There are millions of dogs living as companion animals or working animals in Georgia. Most of them have attentive owners and the proper training to be safe around people.
However, some dogs are dangerous and aggressive. They may turn vicious and inflict serious injuries on people that they encounter outside or that enter the space they consider their territory. Whether a dog bites you when you visit a co-worker’s home or you take your children to the park, you can suffer significant injuries.
When can you hold the animal’s owner accountable?
When they knew the animal was dangerous
Georgia does not have a strict liability rule for animal ownership. Instead, owners are only liable for animals that they know pose a risk to others. If the animal has bitten a person previously, displayed aggressive tendencies or killed an animal, then the owner would have reason to know the animal is dangerous.

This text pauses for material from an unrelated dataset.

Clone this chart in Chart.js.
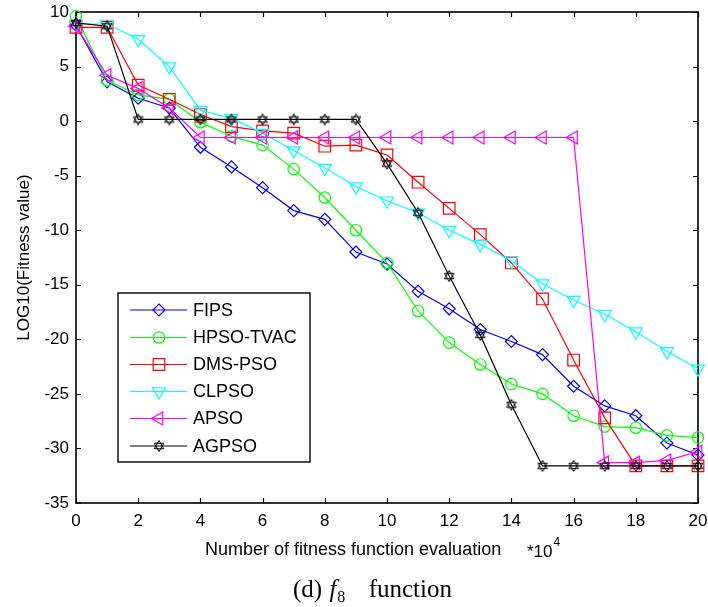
<!DOCTYPE html>
<html>
<head>
<meta charset="utf-8">
<script src="https://cdn.jsdelivr.net/npm/chart.js@4/dist/chart.umd.min.js"></script>
<style>
  html, body { margin:0; padding:0; background:#fff; }
  #wrap { position:relative; width:708px; height:607px; }
</style>
</head>
<body>
<div id="wrap">
  <canvas id="c" width="708" height="607"></canvas>
</div>
<script>
const xValues = [0,1,2,3,4,5,6,7,8,9,10,11,12,13,14,15,16,17,18,19,20];
const seriesNames = ["FIPS","HPSO-TVAC","DMS-PSO","CLPSO","APSO","AGPSO"];
const fips  = [8.8,3.6,2.1,1.2,-2.4,-4.2,-6.1,-8.2,-9.0,-12.0,-13.1,-15.6,-17.2,-19.1,-20.2,-21.4,-24.3,-26.1,-27.0,-29.5,-30.6];
const hpso  = [9.6,3.75,2.4,2.0,-0.1,-1.4,-2.2,-4.4,-7.0,-10.0,-13.0,-17.4,-20.3,-22.3,-24.1,-25.0,-27.0,-28.0,-28.1,-28.8,-29.0];
const dms   = [8.6,8.6,3.3,2.0,0.6,-0.5,-0.9,-1.1,-2.3,-2.2,-3.1,-5.6,-8.0,-10.4,-13.0,-16.3,-21.9,-27.2,-31.6,-31.6,-31.6];
const clpso = [8.9,8.9,7.5,5.0,1.0,0.25,-1.1,-2.7,-4.3,-6.0,-7.3,-8.4,-10.0,-11.3,-12.8,-14.9,-16.4,-17.7,-19.3,-21.1,-22.7];
const apso  = [8.7,4.2,3.0,1.2,-1.5,-1.5,-1.5,-1.5,-1.5,-1.5,-1.5,-1.5,-1.5,-1.5,-1.5,-1.5,-1.5,-31.3,-31.3,-31.1,-30.3];
const agpso = [9.0,8.7,0.15,0.15,0.15,0.15,0.15,0.15,0.15,0.15,-3.9,-8.4,-14.2,-19.6,-26.0,-31.6,-31.6,-31.6,-31.6,-31.6,-31.6];
const xTicks = [0,2,4,6,8,10,12,14,16,18,20];
const yTicks = [-35,-30,-25,-20,-15,-10,-5,0,5,10];

// hexagram marker
function makeStar(){
  const s = 14, c = document.createElement('canvas');
  c.width = s; c.height = s;
  const g = c.getContext('2d');
  g.strokeStyle = '#000'; g.lineWidth = 1;
  const cx = s/2, cy = s/2, r = 5.5;
  for (const off of [-Math.PI/2, Math.PI/2]) {
    g.beginPath();
    for (let k=0;k<3;k++){
      const a = off + k*2*Math.PI/3;
      const px = cx + r*Math.cos(a), py = cy + r*Math.sin(a);
      if(k===0) g.moveTo(px,py); else g.lineTo(px,py);
    }
    g.closePath(); g.stroke();
  }
  return c;
}
const starImg = makeStar();

const styles = [
  {color:'#0000ff', pointStyle:'rectRot', radius:6, rot:0},
  {color:'#00ff00', pointStyle:'circle', radius:5.7, rot:0},
  {color:'#ff0000', pointStyle:'rect', radius:8.2, rot:0},
  {color:'#00ffff', pointStyle:'triangle', radius:7.5, rot:180},
  {color:'#ff00ff', pointStyle:'triangle', radius:7.5, rot:270},
  {color:'#000000', pointStyle:starImg, radius:6, rot:0},
];
const allSeries = [fips,hpso,dms,clpso,apso,agpso];

const datasets = allSeries.map((vals,i)=>({
  label: seriesNames[i],
  data: xValues.map((x,j)=>({x:x, y:vals[j]})),
  borderColor: styles[i].color,
  backgroundColor: 'rgba(0,0,0,0)',
  borderWidth: 1.2,
  pointStyle: styles[i].pointStyle,
  pointRadius: styles[i].radius,
  pointRotation: styles[i].rot,
  pointBorderColor: styles[i].color,
  pointBackgroundColor: 'rgba(0,0,0,0)',
  pointBorderWidth: 1.2,
  tension: 0,
  clip: false,
  order: 6 - i
}));

const FONT = '"Liberation Sans", Arial, sans-serif';
const SERIF = '"Liberation Serif", "Times New Roman", serif';

const framePlugin = {
  id:'frame',
  beforeDatasetsDraw(chart){
    const {ctx, chartArea:a, scales:{x,y}} = chart;
    ctx.save();
    ctx.strokeStyle = '#000'; ctx.lineWidth = 1.6;
    ctx.strokeRect(a.left, a.top, a.right-a.left, a.bottom-a.top);
    ctx.lineWidth = 1.2;
    const L = 5;
    ctx.beginPath();
    xTicks.forEach(v=>{
      const px = Math.round(x.getPixelForValue(v))+0.5;
      ctx.moveTo(px, a.bottom); ctx.lineTo(px, a.bottom-L);
      ctx.moveTo(px, a.top); ctx.lineTo(px, a.top+L);
    });
    yTicks.forEach(v=>{
      const py = Math.round(y.getPixelForValue(v))+0.5;
      ctx.moveTo(a.left, py); ctx.lineTo(a.left+L, py);
      ctx.moveTo(a.right, py); ctx.lineTo(a.right-L, py);
    });
    ctx.stroke();
    ctx.restore();
  },
  afterDraw(chart){
    const {ctx, chartArea:a} = chart;
    ctx.save();
    // axis titles
    ctx.fillStyle = '#000';
    ctx.font = '18px ' + FONT;
    ctx.textBaseline = 'middle';
    ctx.textAlign = 'left';
    ctx.fillText('Number of fitness function evaluation', 205, 550);
    ctx.font = '17px ' + FONT;
    ctx.fillText('*10', 527, 552);
    const w10 = ctx.measureText('*10').width;
    ctx.font = '12px ' + FONT;
    ctx.fillText('4', 527 + w10 + 1, 543);
    ctx.font = '17px ' + FONT;
    ctx.translate(24, (a.top+a.bottom)/2);
    ctx.rotate(-Math.PI/2);
    ctx.textAlign = 'center';
    ctx.fillText('LOG10(Fitness value)', 0, 0);
    ctx.restore();

    // caption
    ctx.save();
    ctx.fillStyle = '#000';
    ctx.textBaseline = 'alphabetic';
    ctx.textAlign = 'left';
    let cx = 293;
    ctx.font = '25px ' + SERIF;
    ctx.fillText('(d) ', cx, 597);
    cx += ctx.measureText('(d) ').width + 1;
    ctx.font = 'italic 25px ' + SERIF;
    ctx.fillText('f', cx, 597);
    cx += ctx.measureText('f').width + 1;
    ctx.font = '16px ' + SERIF;
    ctx.fillText('8', cx, 602);
    ctx.font = '25px ' + SERIF;
    ctx.textAlign = 'right';
    ctx.fillText('function', 452, 597);
    ctx.restore();

    // legend
    ctx.save();
    const bx = 118, by = 293, bw = 192, bh = 169;
    ctx.fillStyle = '#fff';
    ctx.fillRect(bx, by, bw, bh);
    ctx.strokeStyle = '#000'; ctx.lineWidth = 1.4;
    ctx.strokeRect(bx, by, bw, bh);
    const rows = [310, 337.5, 364.5, 391.5, 418.5, 446];
    rows.forEach((ry,i)=>{
      const st = styles[i];
      ctx.strokeStyle = st.color; ctx.lineWidth = 1.2;
      ctx.beginPath(); ctx.moveTo(130, ry); ctx.lineTo(187, ry); ctx.stroke();
      drawMarker(ctx, i, 159, ry);
      ctx.fillStyle = '#000';
      ctx.font = '18px ' + FONT;
      ctx.textAlign = 'left'; ctx.textBaseline = 'middle';
      ctx.fillText(seriesNames[i], 193, ry+1);
    });
    ctx.restore();
  }
};

function drawMarker(ctx, i, cx, cy){
  const st = styles[i];
  ctx.save();
  ctx.strokeStyle = st.color; ctx.lineWidth = 1.2;
  ctx.beginPath();
  if (i===0){ const r=6; ctx.moveTo(cx,cy-r); ctx.lineTo(cx+r,cy); ctx.lineTo(cx,cy+r); ctx.lineTo(cx-r,cy); ctx.closePath(); }
  else if (i===1){ ctx.arc(cx,cy,5.7,0,Math.PI*2); }
  else if (i===2){ const s=5.8; ctx.rect(cx-s,cy-s,2*s,2*s); }
  else if (i===3 || i===4){
    const r=7.5, base = (i===3? Math.PI/2 : Math.PI);
    for(let k=0;k<3;k++){ const ang = base + k*2*Math.PI/3; const px=cx+r*Math.cos(ang), py=cy+r*Math.sin(ang); if(k===0)ctx.moveTo(px,py); else ctx.lineTo(px,py);} ctx.closePath();
  }
  if (i===5){ ctx.drawImage(starImg, cx-starImg.width/2, cy-starImg.height/2); }
  else { ctx.stroke(); }
  ctx.restore();
}

new Chart(document.getElementById('c'), {
  type:'line',
  data:{ datasets },
  plugins:[framePlugin],
  options:{
    responsive:false,
    animation:false,
    devicePixelRatio:1,
    layout:{ padding:{ left:0, right:10, top:12, bottom:0 } },
    plugins:{ legend:{display:false}, tooltip:{enabled:false}, title:{display:false} },
    scales:{
      x:{
        type:'linear', min:0, max:20,
        afterFit(s){ s.height = 104; s.paddingLeft = 0; s.paddingRight = 0; },
        afterBuildTicks(s){ s.ticks = xTicks.map(v=>({value:v})); },
        grid:{ display:false, drawTicks:false },
        border:{ display:false },
        ticks:{ padding:8, color:'#000', font:{ family:FONT, size:17 }, maxRotation:0, autoSkip:false }
      },
      y:{
        type:'linear', min:-35, max:10,
        afterFit(s){ s.width = 76; s.paddingTop = 0; s.paddingBottom = 0; },
        afterBuildTicks(s){ s.ticks = yTicks.map(v=>({value:v})); },
        grid:{ display:false, drawTicks:false },
        border:{ display:false },
        ticks:{ padding:7, color:'#000', font:{ family:FONT, size:17 }, autoSkip:false }
      }
    }
  }
});
</script>
</body>
</html>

When the victim did not provoke the animal
Georgia law also exempts owners from liability if their pet bites someone that taunted the animal or otherwise provoked the attack. Someone breaking the law or trespassing may not have a claim against an animal’s owner, but a delivery person dropping off a package might.
Finally, to bring a claim against the animal’s owner, there will need to be some kind of loss. Medical bills, property damage expenses and lost wages are all financial consequences people can recoup after a dog attacks them.
Learning more about the Georgia rules that apply to dog bite attacks can help families affected by aggressive animals.